> Prompt: Line by line, repeat the data below exactly, beginning at the first line and ending at the line with "from matplotlib.patches import Rectangle". Omit pictures.
* Begin *
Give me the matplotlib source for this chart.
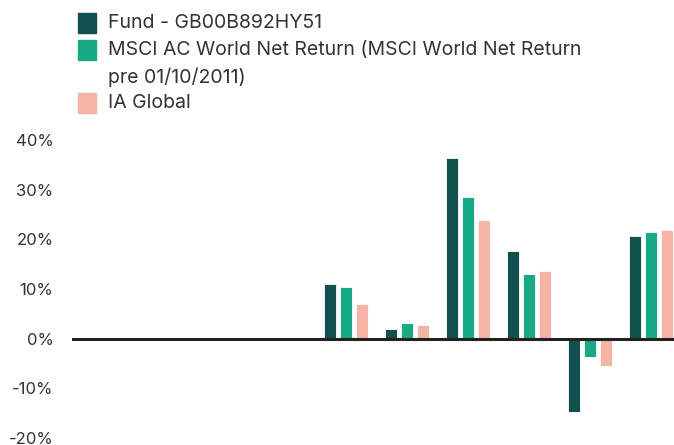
import numpy as np
import matplotlib.pyplot as plt
from matplotlib.patches import Rectangle

# annual returns (%) - the first four periods have no data
periods = list(range(10))
fund = [np.nan, np.nan, np.nan, np.nan, 11.1, 1.9, 36.4, 17.6, -14.7, 20.6]
msci = [np.nan, np.nan, np.nan, np.nan, 10.4, 3.2, 28.5, 13.0, -3.7, 21.5]
ia_global = [np.nan, np.nan, np.nan, np.nan, 6.9, 2.7, 23.8, 13.7, -5.6, 21.9]

labels = ["Fund - GB00B892HY51",
          "MSCI AC World Net Return (MSCI World Net Return\npre 01/10/2011)",
          "IA Global"]
colors = ["#124f4f", "#17aa85", "#f6b4a6"]
yticks = [-20, -10, 0, 10, 20, 30, 40]

plt.rcParams['font.family'] = ['Inter', 'DejaVu Sans']
W, H = 674, 445
fig = plt.figure(figsize=(W / 100, H / 100), dpi=100)
ax = fig.add_axes([71.5 / W, 7 / H, 610 / W, 298 / H])

x = np.arange(len(periods))
step = 16 / 61
bw = 12 / 61
for i, (vals, c) in enumerate(zip([fund, msci, ia_global], colors)):
    ax.bar(x + (i - 1) * step, vals, width=bw, color=c,
           edgecolor='white', linewidth=0.6, zorder=2)

ax.axhline(0, color='#222222', linewidth=2.2, zorder=3)
ax.set_xlim(-0.5, len(periods) - 0.5)
ax.set_ylim(-20, 40)
ax.set_yticks(yticks)
ax.set_yticklabels([f"{v}%" for v in yticks], fontsize=12, color='#333333')
ax.tick_params(axis='y', length=0, pad=13)
ax.set_xticks([])
for s in ax.spines.values():
    s.set_visible(False)

# legend drawn by hand (square aligned with first line of each label)
rows = [23, 50, 103]
for lab, c, yc in zip(labels, colors, rows):
    fig.patches.append(Rectangle((78 / W, 1 - (yc + 10) / H), 18 / W, 20 / H,
                                 transform=fig.transFigure, color=c))
    for k, line in enumerate(lab.split("\n")):
        fig.text(108 / W, 1 - (yc + k * 27) / H, line, fontsize=14,
                 color='#333333', va='center', ha='left')

fig.savefig("out.png", dpi=100)
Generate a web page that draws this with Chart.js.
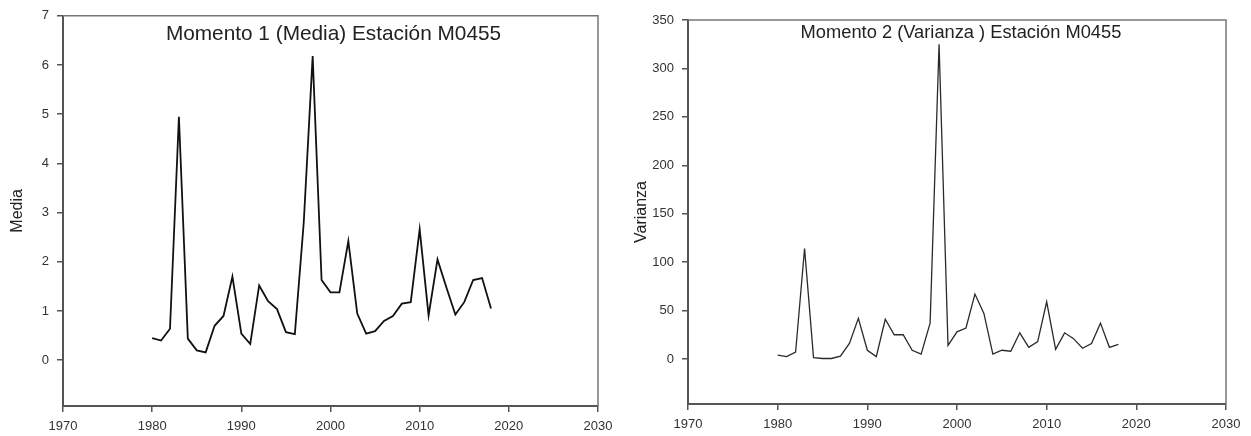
* End *
> Task result:
Give me the matplotlib source for this chart.
import numpy as np
import matplotlib.pyplot as plt
from matplotlib.patches import Rectangle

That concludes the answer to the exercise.